DLR-RM / stable-baselines3

PyTorch version of Stable Baselines, reliable implementations of reinforcement learning algorithms.
https://stable-baselines3.readthedocs.io
MIT License
8.68k stars 1.65k forks source link

[Feature Request] Additional Callback before stepping the optimizer #1980

Closed kcorder closed 1 month ago

kcorder commented 1 month ago

🚀 Feature

Inside the train() method for all algorithms, add an additional callback method before stepping the optimizer. This method could be named on_optimizer_step(), added as a method to the BaseCallback class.

Motivation

It would be useful if there was a way to modify the loss value for algorithms before stepping the optimizer. Currently the only way to do this is to subclass the algorithm and override the train() method, making needed changes there. However this would require subclassing every algorithm that one might want to compare with such changes.

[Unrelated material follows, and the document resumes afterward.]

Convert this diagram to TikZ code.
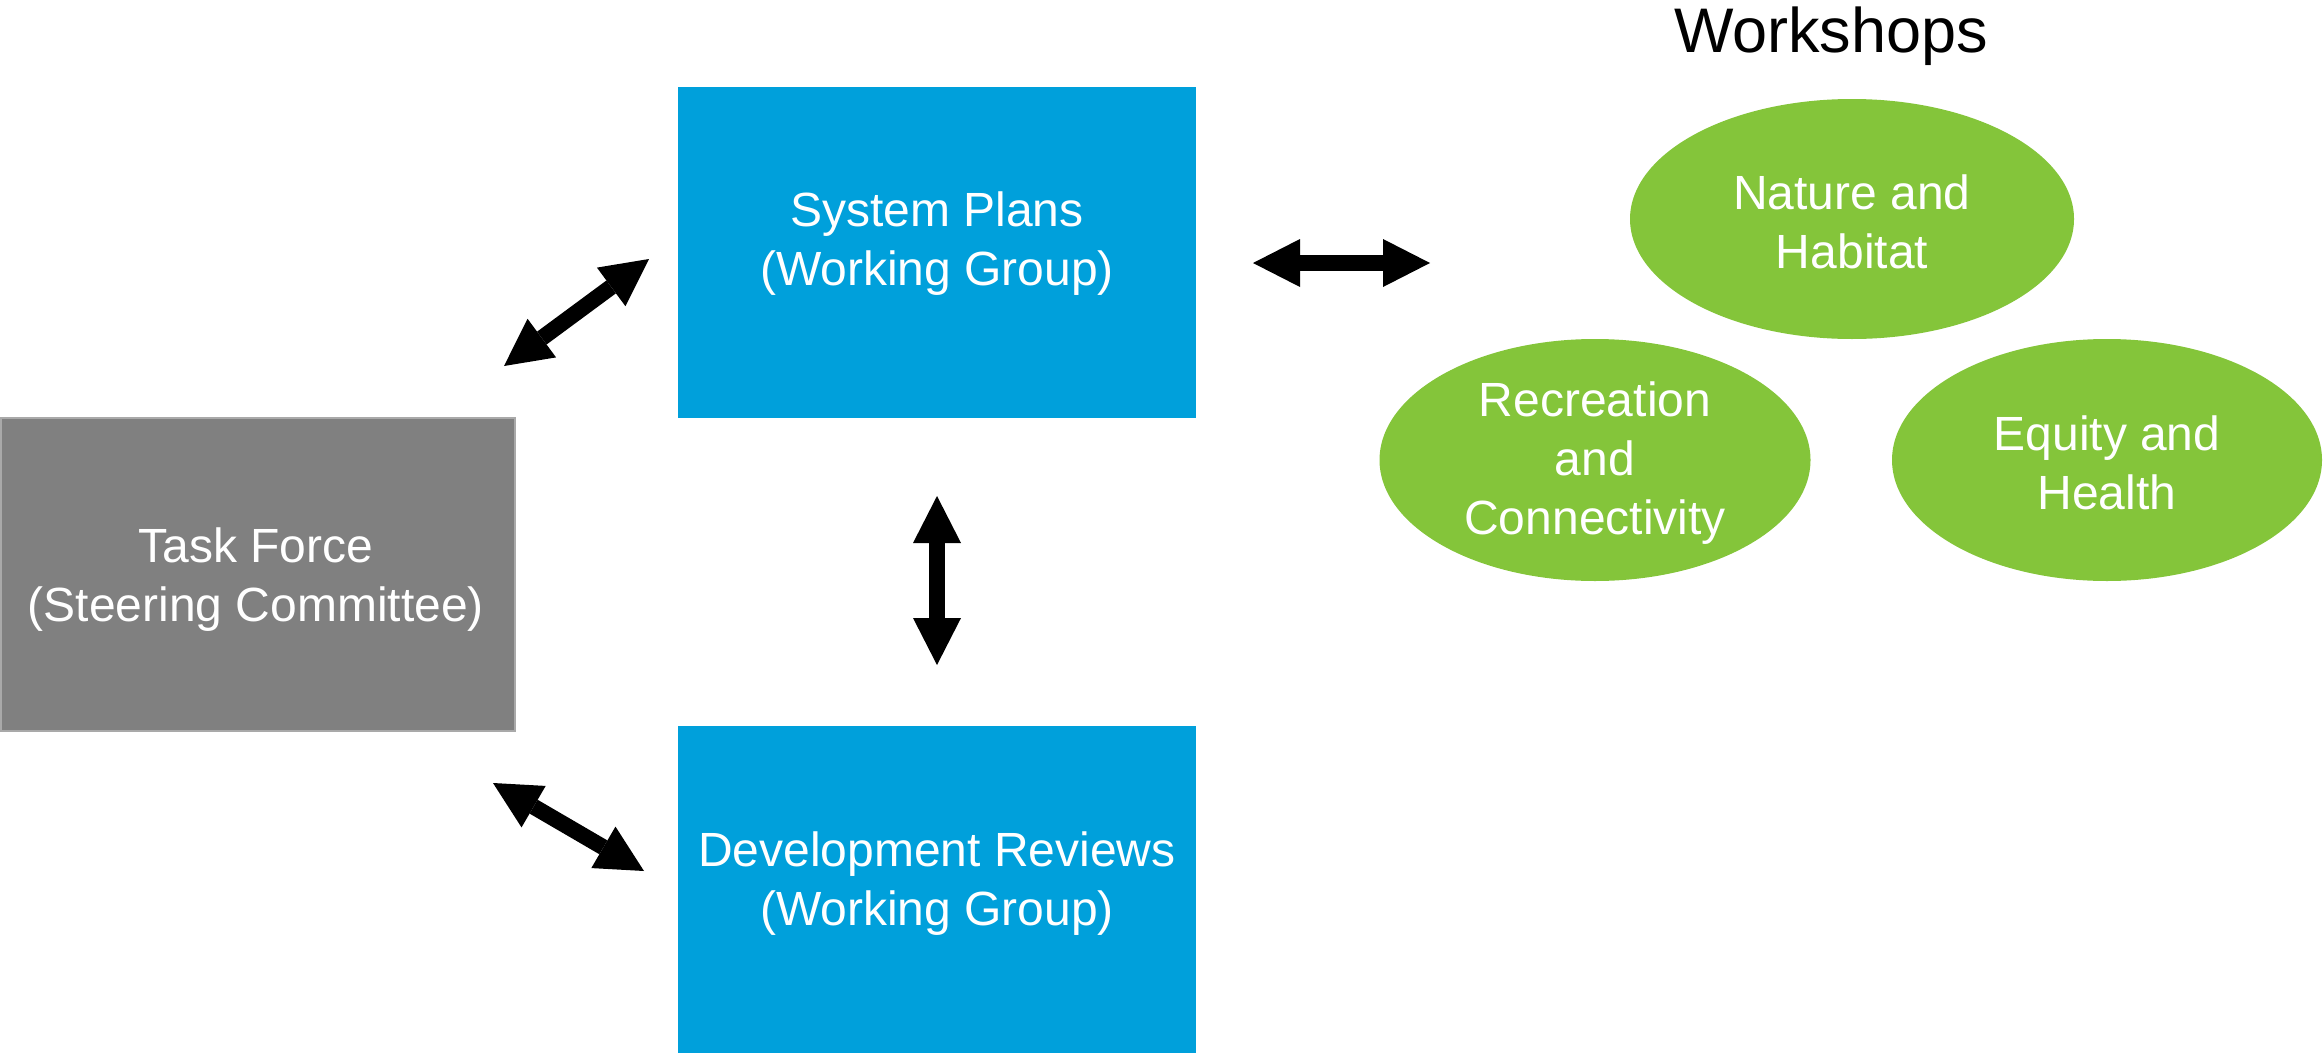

I use Stable-Baselines3 for research and often that is adding features to existing algorithms and I have run into this issue several times now. For example, the Random Convolution method uses a feature matching loss that can be added to the policy loss. If I start with A2C, implement this, and then want to try it with PPO or some other algorithm, they all require custom subclasses. This is tedious and not really needed for algorithm-agnostic features like the aforementioned or Random Network Distillation, etc.

Pitch

  1. Add new method on_optimizer_step() to BaseCallback class
  2. Call this method in every algorithm train() method before the optimization step. For instance, in PPO this would be inserted at line 273: https://github.com/DLR-RM/stable-baselines3/blob/bd3c0c653068a6af1993df7be1a12acfb4be0127/stable_baselines3/ppo/ppo.py#L256-L278
  3. (2) requires that a reference to the callback object is saved as a class member during learn() (preferred in my opinion), or that it is passed through as an argument like train(callback).

Alternatives

Another way to support this is to refactor the train() method so that it does not step the optimizer. This would be similar to how RLlib does training with a 2-step process. So instead we would first get the loss value, then learn() would call a new optimization_step() method.

This would require even more code change and is less flexible. E.g., PPO's training loop would be harder to fit into this scheme.

Additional context

While this does require touching every algorithm train() method, implementing the default behavior as pass (as most callback methods are) is safe.

Checklist

araffin commented 1 month ago

Hello,

If I start with A2C, implement this, and then want to try it with PPO or some other algorithm, they all require custom subclasses.

This is indeed the recommended way. Especially since you usually want to add some monitoring or do more custom things that are not practical with callbacks. You would only need to copy and paste the train() and update it to your convenience.

It seems from the way you describe things that you are mostly interested in A2C/PPO where there is only one optimizer. The approach you suggest would not be trivial for SAC, TD3, or CrossQ, for example.

(btw, A2C is a special case of PPO: https://arxiv.org/abs/2205.09123)

kcorder commented 1 month ago

I see what what you mean regarding SAC/TD3 – not just because of multiple optimizers but because actor loss depends on newly updated critic.

For reference I have implemented ~5 additional features, some of which must go inside the train() method. Adding new features to multiple classes is still a lot of code duplication. So I think I'll subclass the algs with a custom mixin so the additional train() stuff only needs to be written once.